>>>

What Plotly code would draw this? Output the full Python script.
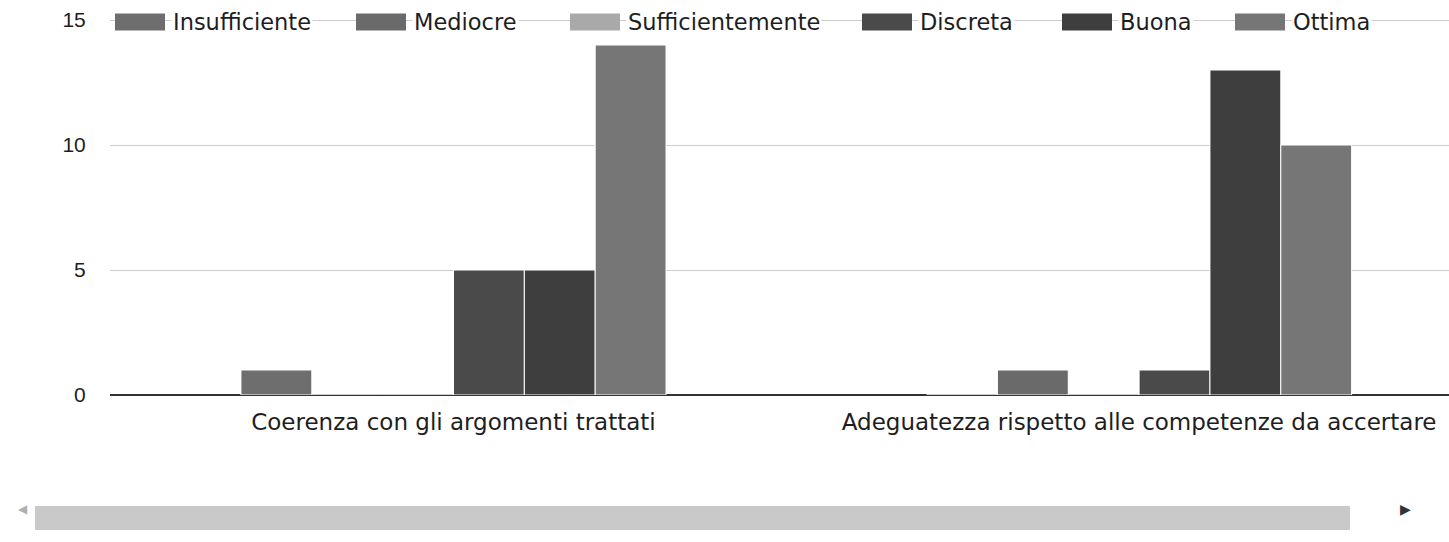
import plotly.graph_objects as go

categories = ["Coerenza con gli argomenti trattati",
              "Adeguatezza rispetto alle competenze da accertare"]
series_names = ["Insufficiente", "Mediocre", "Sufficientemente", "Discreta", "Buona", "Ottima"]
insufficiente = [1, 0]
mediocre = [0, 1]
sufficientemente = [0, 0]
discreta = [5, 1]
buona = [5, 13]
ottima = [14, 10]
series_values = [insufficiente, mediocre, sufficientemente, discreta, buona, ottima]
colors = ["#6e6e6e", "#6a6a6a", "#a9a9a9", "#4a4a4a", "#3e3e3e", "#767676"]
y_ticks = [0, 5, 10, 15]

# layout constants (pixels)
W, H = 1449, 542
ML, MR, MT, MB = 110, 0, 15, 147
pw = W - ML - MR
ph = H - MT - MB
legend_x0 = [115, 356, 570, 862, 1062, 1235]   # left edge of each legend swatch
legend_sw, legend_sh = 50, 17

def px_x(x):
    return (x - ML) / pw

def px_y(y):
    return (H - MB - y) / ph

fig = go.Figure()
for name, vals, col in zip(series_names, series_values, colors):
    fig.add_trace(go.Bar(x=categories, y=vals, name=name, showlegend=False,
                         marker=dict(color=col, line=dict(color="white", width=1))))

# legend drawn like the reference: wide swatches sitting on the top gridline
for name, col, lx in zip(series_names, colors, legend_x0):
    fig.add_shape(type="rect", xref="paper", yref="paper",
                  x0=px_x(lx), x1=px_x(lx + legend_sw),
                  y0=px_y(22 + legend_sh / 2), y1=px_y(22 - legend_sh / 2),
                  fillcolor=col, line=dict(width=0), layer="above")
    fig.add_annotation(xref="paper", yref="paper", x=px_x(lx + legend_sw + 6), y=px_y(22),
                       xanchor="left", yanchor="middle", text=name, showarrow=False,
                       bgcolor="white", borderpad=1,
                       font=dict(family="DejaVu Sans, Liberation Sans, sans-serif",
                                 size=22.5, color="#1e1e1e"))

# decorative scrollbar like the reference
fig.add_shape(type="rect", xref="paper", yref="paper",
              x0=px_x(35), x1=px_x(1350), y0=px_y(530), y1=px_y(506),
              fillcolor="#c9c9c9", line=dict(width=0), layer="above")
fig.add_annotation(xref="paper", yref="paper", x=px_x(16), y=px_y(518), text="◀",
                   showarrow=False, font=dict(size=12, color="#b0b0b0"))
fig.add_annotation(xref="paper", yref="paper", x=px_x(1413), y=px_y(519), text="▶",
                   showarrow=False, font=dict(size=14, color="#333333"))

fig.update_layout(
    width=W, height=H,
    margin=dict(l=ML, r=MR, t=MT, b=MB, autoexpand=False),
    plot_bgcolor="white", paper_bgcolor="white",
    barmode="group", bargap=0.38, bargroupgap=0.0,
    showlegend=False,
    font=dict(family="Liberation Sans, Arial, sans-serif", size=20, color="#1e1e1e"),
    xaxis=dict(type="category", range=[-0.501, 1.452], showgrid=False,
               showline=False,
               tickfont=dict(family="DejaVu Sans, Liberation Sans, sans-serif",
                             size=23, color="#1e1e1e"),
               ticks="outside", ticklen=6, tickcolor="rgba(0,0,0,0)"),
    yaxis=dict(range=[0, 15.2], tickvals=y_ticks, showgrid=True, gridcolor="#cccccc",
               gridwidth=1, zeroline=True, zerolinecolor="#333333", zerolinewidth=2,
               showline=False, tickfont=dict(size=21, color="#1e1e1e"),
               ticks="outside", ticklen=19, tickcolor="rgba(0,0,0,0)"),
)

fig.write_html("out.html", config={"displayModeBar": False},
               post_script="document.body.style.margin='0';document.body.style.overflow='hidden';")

<<<

Set down the material above as is, without any pictures.

• _Response to the exercise_
What Plotly code would draw this? Output the full Python script.
import plotly.graph_objects as go

categories = ["Coerenza con gli argomenti trattati",
              "Adeguatezza rispetto alle competenze da accertare"]
series_names = ["Insufficiente", "Mediocre", "Sufficientemente", "Discreta", "Buona", "Ottima"]
insufficiente = [1, 0]
mediocre = [0, 1]
sufficientemente = [0, 0]
discreta = [5, 1]
buona = [5, 13]
ottima = [14, 10]
series_values = [insufficiente, mediocre, sufficientemente, discreta, buona, ottima]
colors = ["#6e6e6e", "#6a6a6a", "#a9a9a9", "#4a4a4a", "#3e3e3e", "#767676"]
y_ticks = [0, 5, 10, 15]

# layout constants (pixels)
W, H = 1449, 542
ML, MR, MT, MB = 110, 0, 15, 147
pw = W - ML - MR
ph = H - MT - MB
legend_x0 = [115, 356, 570, 862, 1062, 1235]   # left edge of each legend swatch
legend_sw, legend_sh = 50, 17

def px_x(x):
    return (x - ML) / pw

def px_y(y):
    return (H - MB - y) / ph

fig = go.Figure()
for name, vals, col in zip(series_names, series_values, colors):
    fig.add_trace(go.Bar(x=categories, y=vals, name=name, showlegend=False,
                         marker=dict(color=col, line=dict(color="white", width=1))))

# legend drawn like the reference: wide swatches sitting on the top gridline
for name, col, lx in zip(series_names, colors, legend_x0):
    fig.add_shape(type="rect", xref="paper", yref="paper",
                  x0=px_x(lx), x1=px_x(lx + legend_sw),
                  y0=px_y(22 + legend_sh / 2), y1=px_y(22 - legend_sh / 2),
                  fillcolor=col, line=dict(width=0), layer="above")
    fig.add_annotation(xref="paper", yref="paper", x=px_x(lx + legend_sw + 6), y=px_y(22),
                       xanchor="left", yanchor="middle", text=name, showarrow=False,
                       bgcolor="white", borderpad=1,
                       font=dict(family="DejaVu Sans, Liberation Sans, sans-serif",
                                 size=22.5, color="#1e1e1e"))

# decorative scrollbar like the reference
fig.add_shape(type="rect", xref="paper", yref="paper",
              x0=px_x(35), x1=px_x(1350), y0=px_y(530), y1=px_y(506),
              fillcolor="#c9c9c9", line=dict(width=0), layer="above")
fig.add_annotation(xref="paper", yref="paper", x=px_x(16), y=px_y(518), text="◀",
                   showarrow=False, font=dict(size=12, color="#b0b0b0"))
fig.add_annotation(xref="paper", yref="paper", x=px_x(1413), y=px_y(519), text="▶",
                   showarrow=False, font=dict(size=14, color="#333333"))

fig.update_layout(
    width=W, height=H,
    margin=dict(l=ML, r=MR, t=MT, b=MB, autoexpand=False),
    plot_bgcolor="white", paper_bgcolor="white",
    barmode="group", bargap=0.38, bargroupgap=0.0,
    showlegend=False,
    font=dict(family="Liberation Sans, Arial, sans-serif", size=20, color="#1e1e1e"),
    xaxis=dict(type="category", range=[-0.501, 1.452], showgrid=False,
               showline=False,
               tickfont=dict(family="DejaVu Sans, Liberation Sans, sans-serif",
                             size=23, color="#1e1e1e"),
               ticks="outside", ticklen=6, tickcolor="rgba(0,0,0,0)"),
    yaxis=dict(range=[0, 15.2], tickvals=y_ticks, showgrid=True, gridcolor="#cccccc",
               gridwidth=1, zeroline=True, zerolinecolor="#333333", zerolinewidth=2,
               showline=False, tickfont=dict(size=21, color="#1e1e1e"),
               ticks="outside", ticklen=19, tickcolor="rgba(0,0,0,0)"),
)

fig.write_html("out.html", config={"displayModeBar": False},
               post_script="document.body.style.margin='0';document.body.style.overflow='hidden';")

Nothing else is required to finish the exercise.